On Monday, Warren said the shortfall had been reduced to $8 million and laid out a plan to narrow it further. Her proposal called for $1.2 million in operational cuts, the elimination of 13 vacant positions and nine filled ones across departments like County Counsel, Public Works, Elections and the Agricultural Commissioner’s office.

Even then, the county would still face a $4.9 million gap. Warren suggested filling it with a furlough of one day per pay period for county employees, along with another $2.1 million in operating reductions.

Supervisors Angela Curro and Mindy Sotelo at the Sept. 22 workshop in the Sheriff’s Office Conference Room. Photo by Juan Pablo Pérez Burgos.

The proposal was opposed by county employees represented by Service Employees International Union (SEIU) 521. They urged supervisors to avoid layoffs, reduce the county’s reliance on outside consultants instead of its own staff, and use county reserves to close the gap. They also argued that if furloughs are imposed, administrators, managers, and board members should take them as well, in solidarity.

SEIU San Benito Chapter President Christina Cardenas and Vice President Denise Quintana told BenitoLink that furloughs and cuts would severely hurt the amount and quality of services the county provides.

Cardenas, who works in the assessor’s office, warned that staff reductions could even jeopardize the county’s main source of revenue. 

“If we have fewer workers, then it’s fewer workers to determine the values of the property taxes; and then how are they going to get that revenue?” she said. “They need the workforce to do the work in order for them to get the revenue their general fund is based on.”

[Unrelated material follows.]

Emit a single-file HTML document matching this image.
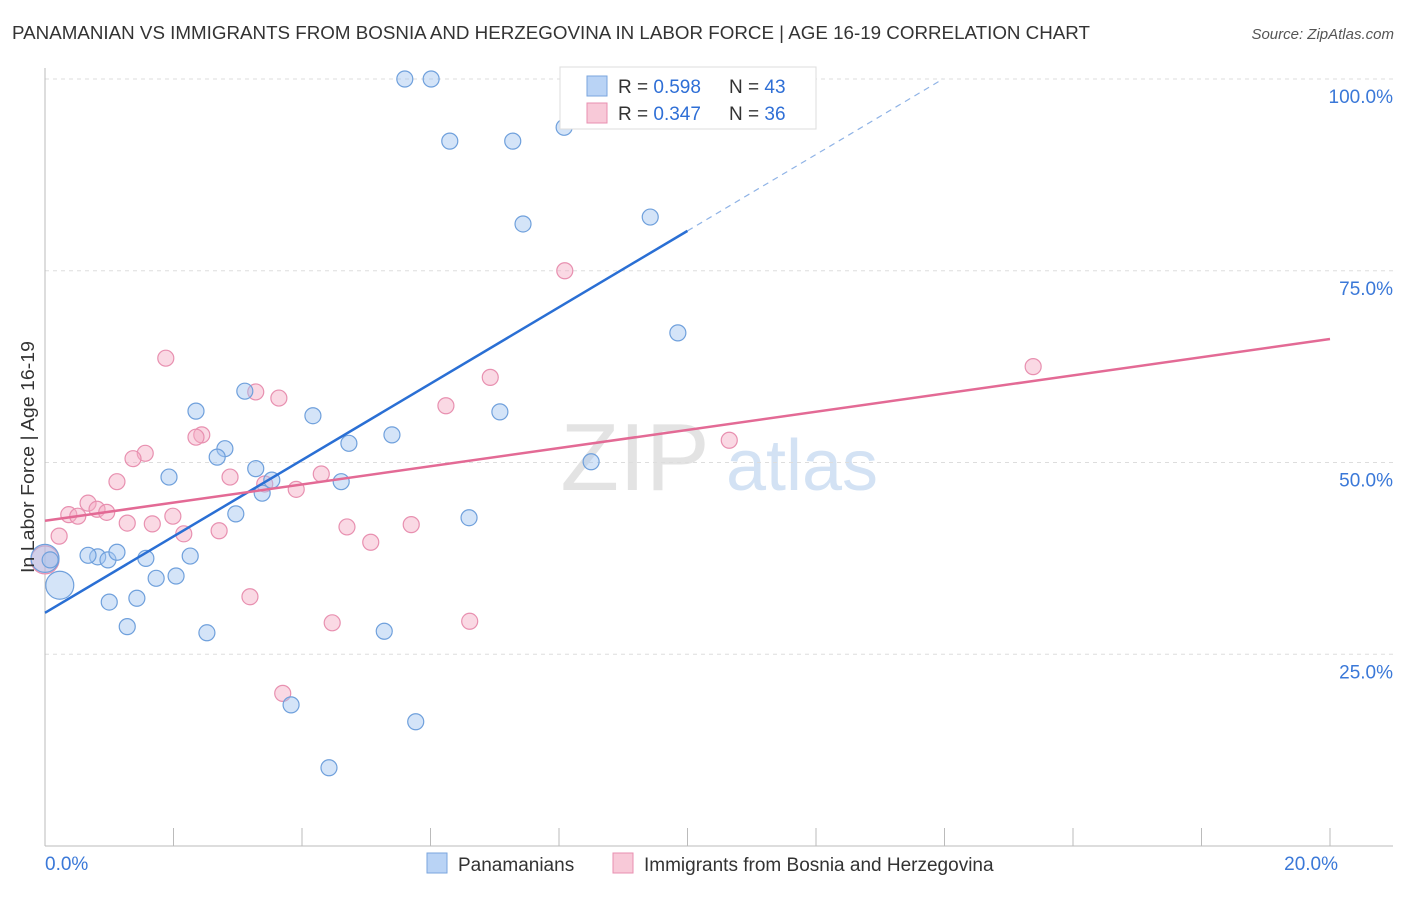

Supervisors voted to continue the budget sessions, which will be resumed after the regular board meeting on Sept. 23. 

On Sept. 24, at 9 a.m., the board, along with the department heads, will continue a line-by-line review workshop of department expenditures in the Sheriff’s Office conference room at 2301 Technology Parkway. 

Another public hearing is scheduled for Sept. 25 at 9 a.m. in the county chambers.